THE DATA |

##########

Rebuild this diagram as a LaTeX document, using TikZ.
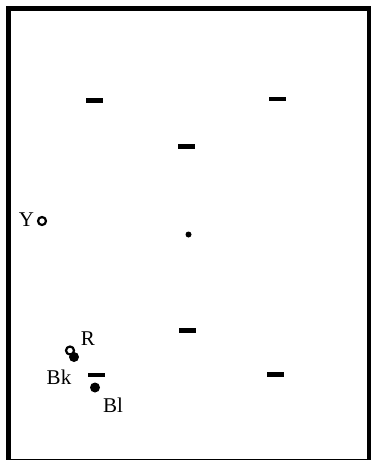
\documentclass[tikz,border=0pt]{standalone}
\usepackage{fontspec}
\setmainfont{Liberation Serif}
\begin{document}
\begin{tikzpicture}[x=1pt,y=-1pt,
  bar/.style={rectangle,fill=black,inner sep=0pt,minimum width=17pt,minimum height=4.5pt},
  opendot/.style={circle,draw=black,line width=2.2pt,fill=white,inner sep=0pt,minimum size=8pt},
  fulldot/.style={circle,fill=black,inner sep=0pt,minimum size=10pt},
  smalldot/.style={circle,fill=black,inner sep=0pt,minimum size=6pt},
  lbl/.style={inner sep=0pt,font=\fontsize{21}{23}\selectfont}]
\useasboundingbox (0,0) rectangle (371,460);
\clip (0,0) rectangle (371,460);
\draw[line width=5pt] (8.5,8.5) rectangle (369.5,461.3);
% bars
\node[bar] (b1) at (94,100.5) {};
\node[bar] (b2) at (277,99) {};
\node[bar] (b3) at (186,146.5) {};
\node[bar] (b4) at (187.5,330.5) {};
\node[bar] (b5) at (275.5,374.5) {};
\node[bar] (b6) at (96,375) {};
% center dot
\node[smalldot] (c) at (188.5,234.5) {};
% Y
\node[opendot] (y) at (42,221) {};
\node[lbl] (ylab) at (26.5,220) {Y};
% Bk and R
\node[fulldot] (bk) at (74,357) {};
\node[opendot] (r) at (70,350.5) {};
\node[lbl] (rlab) at (88,339) {R};
\node[lbl] (bklab) at (59,377) {Bk};
% Bl
\node[fulldot] (bl) at (95,387.5) {};
\node[lbl] (bllab) at (113,405) {Bl};
\end{tikzpicture}
\end{document}
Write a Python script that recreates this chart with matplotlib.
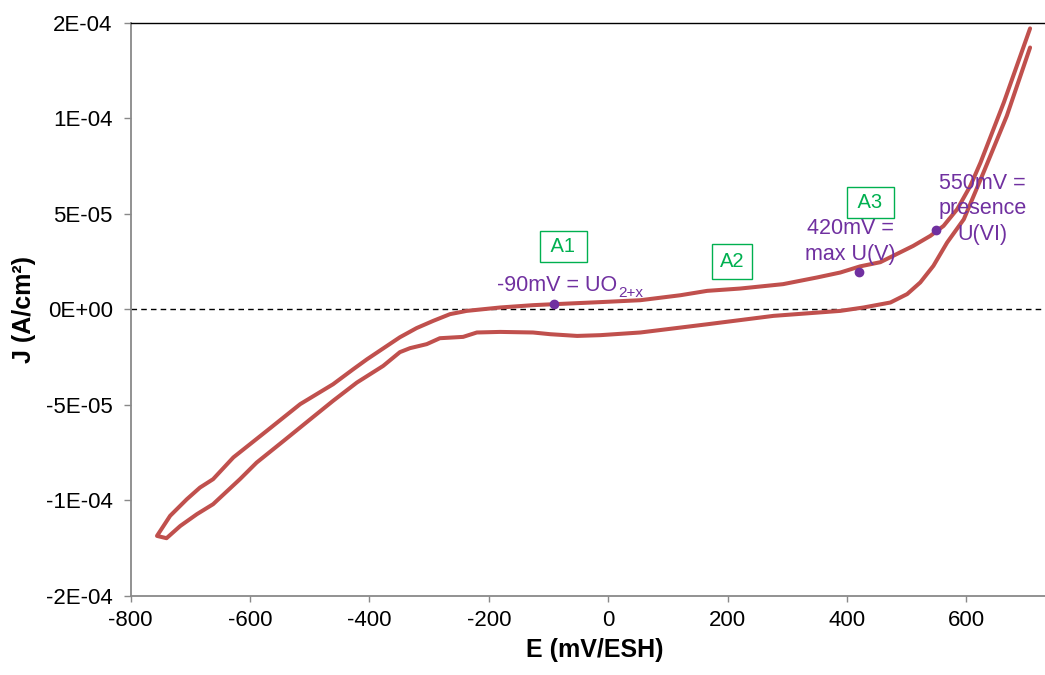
import numpy as np
import matplotlib
matplotlib.use("Agg")
import matplotlib.pyplot as plt

plt.rcParams['font.family'] = ['Liberation Sans', 'DejaVu Sans']
plt.rcParams['axes.unicode_minus'] = False

# Cyclic voltammogram: upper (anodic) and lower branches, potential in mV/ESH, J in A/cm2
e_upper = [-756, -734, -706, -684, -662, -628, -572, -516, -461, -427, -404, -349, -321,
           -293, -265, -237, -181, -126, -92, -13, 54, 121, 166, 221, 293, 350, 389, 422,
           456, 511, 540, 562, 585, 607, 624, 663, 707]
j_upper = [-1.187e-4, -1.082e-4, -9.95e-5, -9.34e-5, -8.90e-5, -7.76e-5, -6.37e-5, -4.97e-5,
           -3.93e-5, -3.14e-5, -2.62e-5, -1.47e-5, -9.9e-6, -6.1e-6, -2.6e-6, -8.9e-7, 8.9e-7,
           2.1e-6, 2.6e-6, 3.7e-6, 4.7e-6, 7.3e-6, 9.6e-6, 1.08e-5, 1.31e-5, 1.66e-5, 1.92e-5,
           2.24e-5, 2.46e-5, 3.31e-5, 3.84e-5, 4.36e-5, 5.24e-5, 6.46e-5, 7.68e-5, 1.082e-4,
           1.470e-4]
e_lower = [-740, -717, -689, -662, -650, -617, -589, -544, -499, -461, -421, -377, -349, -332,
           -304, -282, -243, -220, -181, -126, -97, -52, -13, 54, 166, 277, 389, 428, 473, 501,
           523, 545, 568, 596, 629, 668, 707]
j_lower = [-1.199e-4, -1.135e-4, -1.073e-4, -1.021e-4, -9.86e-5, -8.90e-5, -8.03e-5, -6.90e-5,
           -5.76e-5, -4.80e-5, -3.84e-5, -2.97e-5, -2.25e-5, -2.04e-5, -1.83e-5, -1.52e-5,
           -1.45e-5, -1.22e-5, -1.19e-5, -1.22e-5, -1.31e-5, -1.40e-5, -1.36e-5, -1.22e-5,
           -7.9e-6, -3.5e-6, -8.9e-7, 8.9e-7, 3.5e-6, 7.9e-6, 1.40e-5, 2.27e-5, 3.49e-5,
           4.71e-5, 7.16e-5, 1.012e-4, 1.370e-4]

# Marked potentials on the anodic branch
marker_e = [-90, 420, 550]
marker_j = [2.6e-6, 1.95e-5, 4.15e-5]

# Region labels
region_names = ["A1", "A2", "A3"]
region_e = [-75, 208, 440]
region_j = [3.29e-5, 2.50e-5, 5.60e-5]

x_ticks = [-800, -600, -400, -200, 0, 200, 400, 600]
y_ticks = [-1.5e-4, -1e-4, -5e-5, 0, 5e-5, 1e-4, 1.5e-4]
y_ticklabels = ["-2E-04", "-1E-04", "-5E-05", "0E+00", "5E-05", "1E-04", "2E-04"]

RED = "#C0504D"
PURPLE = "#7030A0"
GREEN = "#00B050"
GRAY = "#898989"

fig = plt.figure(figsize=(10.45, 6.75), dpi=100)
ax = fig.add_axes([0.1251, 0.1175, 0.8749, 0.8489])

# One continuous loop: down the upper branch, around the cathodic tip, up the lower branch
e_loop = np.concatenate([np.array(e_upper)[::-1], e_lower])
j_loop = np.concatenate([np.array(j_upper)[::-1], j_lower])
ax.plot(e_loop, j_loop, color=RED, lw=2.9, solid_joinstyle='round',
        solid_capstyle='round', zorder=3)

ax.axhline(0, color='black', lw=1.0, ls=(0, (4, 3)), zorder=2)

ax.plot(marker_e, marker_j, 'o', color=PURPLE, ms=6, zorder=4)

# "-90mV = UO" with a "2+x" subscript attached to its right end
t_uo = ax.text(-186, 9.6e-6, f"{marker_e[0]}mV = UO", color=PURPLE, fontsize=15.5,
               ha='left', va='baseline', zorder=5)
ax.annotate("2+x", xy=(1.0, 0.0), xycoords=t_uo, xytext=(0.5, -3.0),
            textcoords='offset points', color=PURPLE, fontsize=11,
            ha='left', va='bottom', zorder=5)
ax.text(406, 3.56e-5, f"{marker_e[1]}mV =\nmax U(V)", color=PURPLE, fontsize=15.5,
        ha='center', va='center', linespacing=1.3, zorder=5)
ax.text(627, 5.25e-5, f"{marker_e[2]}mV =\npresence\nU(VI)", color=PURPLE, fontsize=15.5,
        ha='center', va='center', linespacing=1.3, zorder=5)

box_pads = [0.3, 0.38, 0.3]
box_texts = [" A1 ", "A2", " A3 "]
for label, e, j, pad in zip(box_texts, region_e, region_j, box_pads):
    ax.text(e, j, label, color=GREEN, fontsize=14.5, ha='center', va='center', zorder=5,
            bbox=dict(boxstyle=f'square,pad={pad}', fc='white', ec=GREEN, lw=1.0))

ax.set_xlim(-800, 732)
ax.set_ylim(-1.5e-4, 1.5e-4)
ax.set_xticks(x_ticks)
ax.set_xticklabels([str(v) for v in x_ticks])
ax.set_yticks(y_ticks)
ax.set_yticklabels(y_ticklabels)

ax.spines['right'].set_visible(False)
ax.spines['top'].set_color('black')
ax.spines['top'].set_linewidth(1.0)
for s in ('left', 'bottom'):
    ax.spines[s].set_color(GRAY)
    ax.spines[s].set_linewidth(1.3)

ax.tick_params(axis='x', direction='out', length=4, width=1, color=GRAY,
               labelsize=16, pad=6)
ax.tick_params(axis='y', direction='out', length=5, width=1, color=GRAY,
               labelsize=16, pad=8)

ax.set_xlabel("E (mV/ESH)", fontsize=18, fontweight='bold')
ax.set_ylabel("J (A/cm²)", fontsize=18, fontweight='bold')
ax.xaxis.set_label_coords(0.507, -0.0747)
ax.yaxis.set_label_coords(-0.1036, 0.5)

fig.savefig("out.png", dpi=100)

##########

THE PROBLEM | Using the data above, which lines fall from the one with "Write a Python" through the one with "plt.rcParams['axes.unicode_minus'] = False"? Repeat them exactly, ends included, minus any pictures.

WRITTEN ANSWER |
Write a Python script that recreates this chart with matplotlib.
import numpy as np
import matplotlib
matplotlib.use("Agg")
import matplotlib.pyplot as plt

plt.rcParams['font.family'] = ['Liberation Sans', 'DejaVu Sans']
plt.rcParams['axes.unicode_minus'] = False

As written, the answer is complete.